Wolf Song of Alaska News


 Alaskan's right to vote on this issue could be denied

Defenders of Wildlife / March 26, 2008

ANCHORAGE, ALASKA - Defenders of Wildlife is condemning a move by state legislators who today passed House Bill 256 by 25-12, a bill that is intended by the governor and sponsoring legislators to deny Alaskans a vote on aerial hunting later this year.

More than 56,000 Alaskans signed a petition to put the initiative on the ballot, a vote that is threatened if HB 256 becomes law.  By making changes to the same-day-hunting provision, the legislature is enabling the governor's office to once again subvert the will of Alaskans who twice voted to restrict the aerial hunting of wolves only to see the Alaska legislature overturn the laws they enacted.

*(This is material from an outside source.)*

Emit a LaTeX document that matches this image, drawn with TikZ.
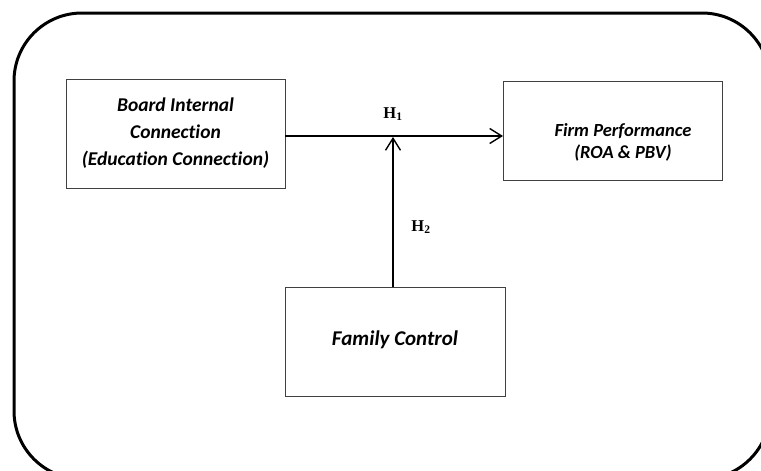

The bill, introduced in the legislature by Gov. Palin, increases the role of politics by allowing the Board of Game to move even further away from science-based wildlife management and allows the Board of Game to permit the same day airborne shooting of brown bears by private persons.

"This bill will further damage the credibility of the Alaska Department of Fish and Game by forcing it once again to implement so called "predator control plans" that are even more lacking in sound scientific backing than those now in operation," commented Defenders of Wildlife Alaska representative, Tom Banks.

This bill thus further weakens Alaska's Intensive Management law, making it easier for the Board of Game to approve unscientific programs to eliminate predators. It eliminates the requirement that the state develop a Game Management Plan, and it frees the Board of Game to implement programs to eliminate predators, regardless of whether wolves or bears are affecting game populations. It removes an existing requirement that the Board rely on scientific information presented by the Department.  The board is currently operating five programs that have resulted in the aerial killing of 748 wolves, including at least 81 just this season.  In March, the board added a sixth program in western Alaska.

"It appears that the governor and her legislative allies are sponsoring the bill specifically to deny Alaskans the opportunity to vote on an August ballot measure regarding the use of airplanes to kill wolves and bears," said Banks.  During consideration of the bill in front of legislative committees, several lawmakers attempted to get clarification from the State's attorney as to whether the bill would negate the pending August ballot measure and he evaded the question, declining to give a clear answer.  In response, Alaska Wildlife Alliance, Alaska Center for the Environment s for Wildlife, Alaska Public Interest Research Group and Defenders of Wildlife sent a letter to Gov. Palin asking her to address the question, but no response was provided prior to the vote.

"As our letter said, in her election campaign Governor Palin pledged to listen to the voices of Alaskans and promised us open government. This bill flies in the face of those promises and the majority of House representatives have simply towed the line, rather than listen to their constituents," said John Toppenberg, Director of Alaska Wildlife Alliance. "There is a strong belief that knowing that Alaskans have twice approved restrictions on aerial hunting or wildlife, the governor and legislators are working with special interests to deny Alaskans another vote. This in spite of the fact that the initiative is already scheduled to be on the ballot. It's time the governor made her intentions clear, before the special interests persuade the Senate to also overturn Alaskans' right to vote on this subject."

A Senate companion bill, SB 176, was also introduced by the Governor last spring and is still to be considered by the Senate Judiciary Committee.